Senator Biden, of course, six terms in the Senate, a foreign policy expert, very highly regarded in that area. He provides the balance. What we don't know is what holes there (unintelligible) are to fill. I mean, he does not bring, you know, real connections to a big swing state like Ohio or Michigan or Pennsylvania or Florida. So Senator Obama is going to have to, you know, speak to those states largely on his own. Of course, Senator Biden does have a lot of blue-collar appeal that might play well in those states. But that, I think, is still the big question mark.

SIMON: Almost half the delegates meeting in Denver, whom you will meet later, were sent there pledged to Senator Hillary Clinton. What does this do to reconcile their affection for the ticket?

GONYEA: That is another thing that we just don't know at this point. I mean, in the past few days, Senator Clinton has been out there campaigning for Senator Obama, doing events. And, you know, it's fair to say that the response she gets when she urges them to support the ticket and support Senator Obama is not always as strong as the Obama folks would like it to be and, I should add, as strong as they perhaps will need it to be, especially in swing states.
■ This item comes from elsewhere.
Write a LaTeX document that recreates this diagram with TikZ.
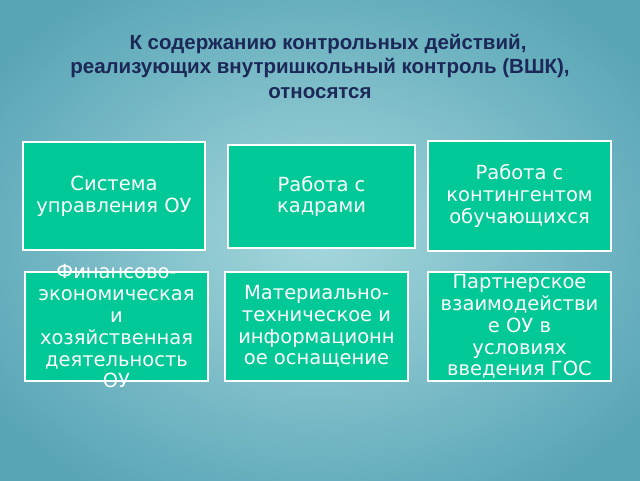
\documentclass[tikz,border=0pt]{standalone}
\usepackage{fontspec}
\setmainfont{DejaVu Sans}
\newfontfamily\titlefont{Liberation Sans}
\definecolor{boxgreen}{RGB}{0,200,150}
\definecolor{bgteal}{RGB}{88,165,182}
\definecolor{bglight}{RGB}{165,215,220}
\definecolor{titlenavy}{RGB}{28,40,88}
\tikzset{
  block/.style={draw=white,line width=1.5pt,fill=boxgreen,inner sep=0pt},
  blocktext/.style={text=white,align=center,font=\fontsize{19.5}{21.8}\selectfont}
}
\begin{document}
\begin{tikzpicture}[x=1pt,y=-1pt]
  % background
  \clip (0,0) rectangle (640,480);
  \fill[inner color=bglight,outer color=bgteal] (-80,-60) rectangle (720,540);

  \node[text=titlenavy,align=center,font=\titlefont\bfseries\fontsize{20.5}{24.5}\selectfont] (title) at (320,66)
    {\hspace*{16pt}К содержанию контрольных действий,\\реализующих внутришкольный контроль (ВШК),\\относятся};

  \begin{scope}[every node/.style=block]
    \node[minimum width=182,minimum height=108] (sys) at (114,196) {};
    \node[minimum width=187,minimum height=103] (kadr) at (321.5,196.5) {};
    \node[minimum width=183,minimum height=110] (kont) at (519.5,196) {};
    \node[minimum width=183,minimum height=109] (fin) at (116.5,326.5) {};
    \node[minimum width=183,minimum height=109] (mat) at (316.5,326.5) {};
    \node[minimum width=183,minimum height=109] (part) at (519.5,326.5) {};
  \end{scope}

  \begin{scope}[every node/.style=blocktext]
    \node (sysT) at (sys.center) {Система\\управления ОУ};
    \node (kadrT) at (kadr.center) {Работа с\\кадрами};
    \node (kontT) at (kont.center) {Работа с\\контингентом\\обучающихся};
    \node (finT) at (fin.center) {Финансово-\\экономическая\\и\\хозяйственная\\деятельность\\ОУ};
    \node (matT) at (mat.center) {Материально-\\техническое и\\информационн\\ое оснащение};
    \node (partT) at (part.center) {Партнерское\\взаимодействи\\е ОУ в\\условиях\\введения ГОС};
  \end{scope}
\end{tikzpicture}
\end{document}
Now, Senator Biden is the kind of guy who would have a lot of natural appeal with those voters. But, you know, it's still going to take time, as the Obama campaign says, and as Senator Clinton herself says, for a lot of these folks to come around. Some are still licking their wounds after her loss.

SIMON: NPR's Don Gonyea at the grounds of the State Capitol - the Old State Capitol in Springfield, Illinois. You know, they invented the corndog there, Don.